Democrat Alexander Hemphill had been elected to the office in 1957 and ran for reelection. He was a lawyer with a long history of involvement in Democratic politics who had worked with reformers in the campaigns that ultimately defeated the Republican organization in 1951. Hemphill was the organization's nominee in 1957, but often clashed with Dilworth and others. His investigation had brought to light the initial evidence leading to the graft charges against members of his own party.

Hemphill's opponent was Joseph C. Bruno, a West Philadelphia lawyer, who fended off a surprisingly strong primary protest vote for Joseph A. Schafer, an accountant from Northeast Philadelphia. Despite Hemphill's investigation into the alleged misconduct, the Democratic Party's scandals reduced his totals as well, though still giving him a 55,000-vote victory over Bruno. Hemphill continued in office until 1967, when he resigned to run for mayor.

Philadelphia City Controller election, 1961
| Party |  | Candidate | Votes | % | ±% |
|---|---|---|---|---|---|
|  | Democratic | Alexander Hemphill | 340,164 | 54.54 | −2.42 |
|  | Republican | Joseph C. Bruno | 283,583 | 45.46 | +2.42 |

==Judges and magistrates==
Although Pennsylvania's judges are elected in partisan elections, there had been a tradition of not challenging the re-election of incumbents. To that end, judicial candidates were typically endorsed by both major parties but in 1953 Democrats broke the informal pact and endorsed just three of the sitting judges, resulting in an unusually intense contest. By 1957, the old order was mostly re-established as all but one of the sitting judges were endorsed for re-election by both parties and returned to office without opposition.

In 1961, four common pleas court judges and two orphans' court judges were on the ballot, and all were cross-endorsed in accordance with the sitting-judge principle. All were reelected to ten-year terms, including Victor H. Blanc, the former district attorney.

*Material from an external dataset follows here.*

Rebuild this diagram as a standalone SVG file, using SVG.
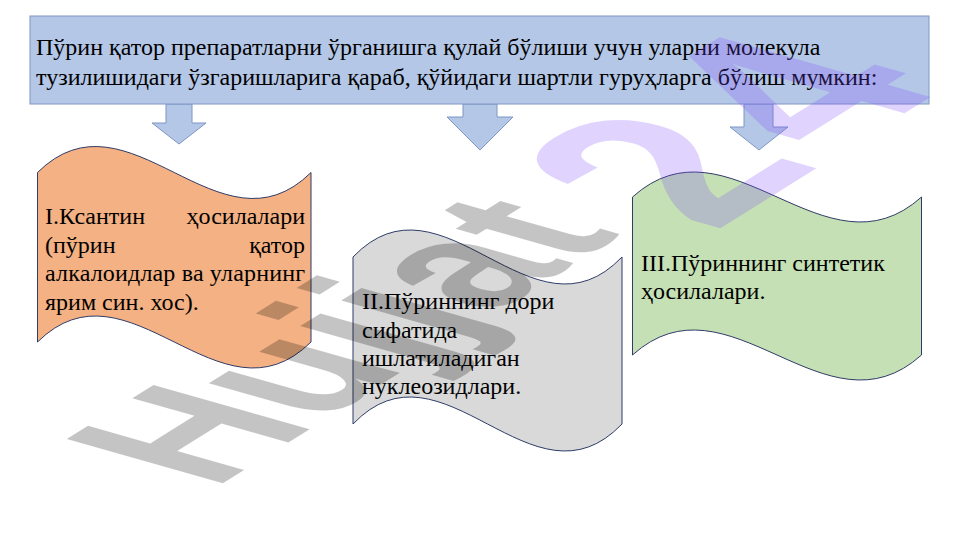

There were also seven seats open for magistrate, a local court, the duties of which have since been superseded by the Philadelphia Municipal Court. In the magistrate races, a limited voting law meant that each political party could nominate four candidates, and voters could only vote for four, with the result being that the majority party could only take four of the seven seats, leaving three for the minority party. The Democrats took the maximum number of four magistracies, with all four of their incumbents being reelected, led by Harry C. Schwartz. The remaining three seats went to Republicans, with one spot going to the only GOP incumbent on the ballot, Thomas A. Connor. The other two Republicans elected were 42nd Ward leader John P. Walsh and former police captain Luke A. McBride, who edged out court stenographer George J. Woods.

==Ballot questions==
At the May primary, two referendums were proposed; the first would permit Sunday alcohol sales in hotels that had liquor licenses, the second would borrow $10 million for school construction. Both passed, gathering 67.6% and 75.9% of the vote, respectively. In November, five more questions were on the ballot, all asking the voters' permission to borrow money for various infrastructure improvements. All five, approving a total of $65 million in loans, passed by a two-to-one margin.

==Aftermath==
The 1961 election confirmed the Democrats in power, but their reduced margins and increased association with machine politics signaled the beginning of the end for the party's coalition with independent good government reformers. Dilworth, in particular, saw the election as a warning sign, telling the party that they must "watch your Ps and Qs" to avoid further setbacks. Even so, Green's control over federal patronage through the Kennedy administration and Dilworth's resignation in 1962 to run for governor left the Democratic Party fully in the hands of the ward leaders.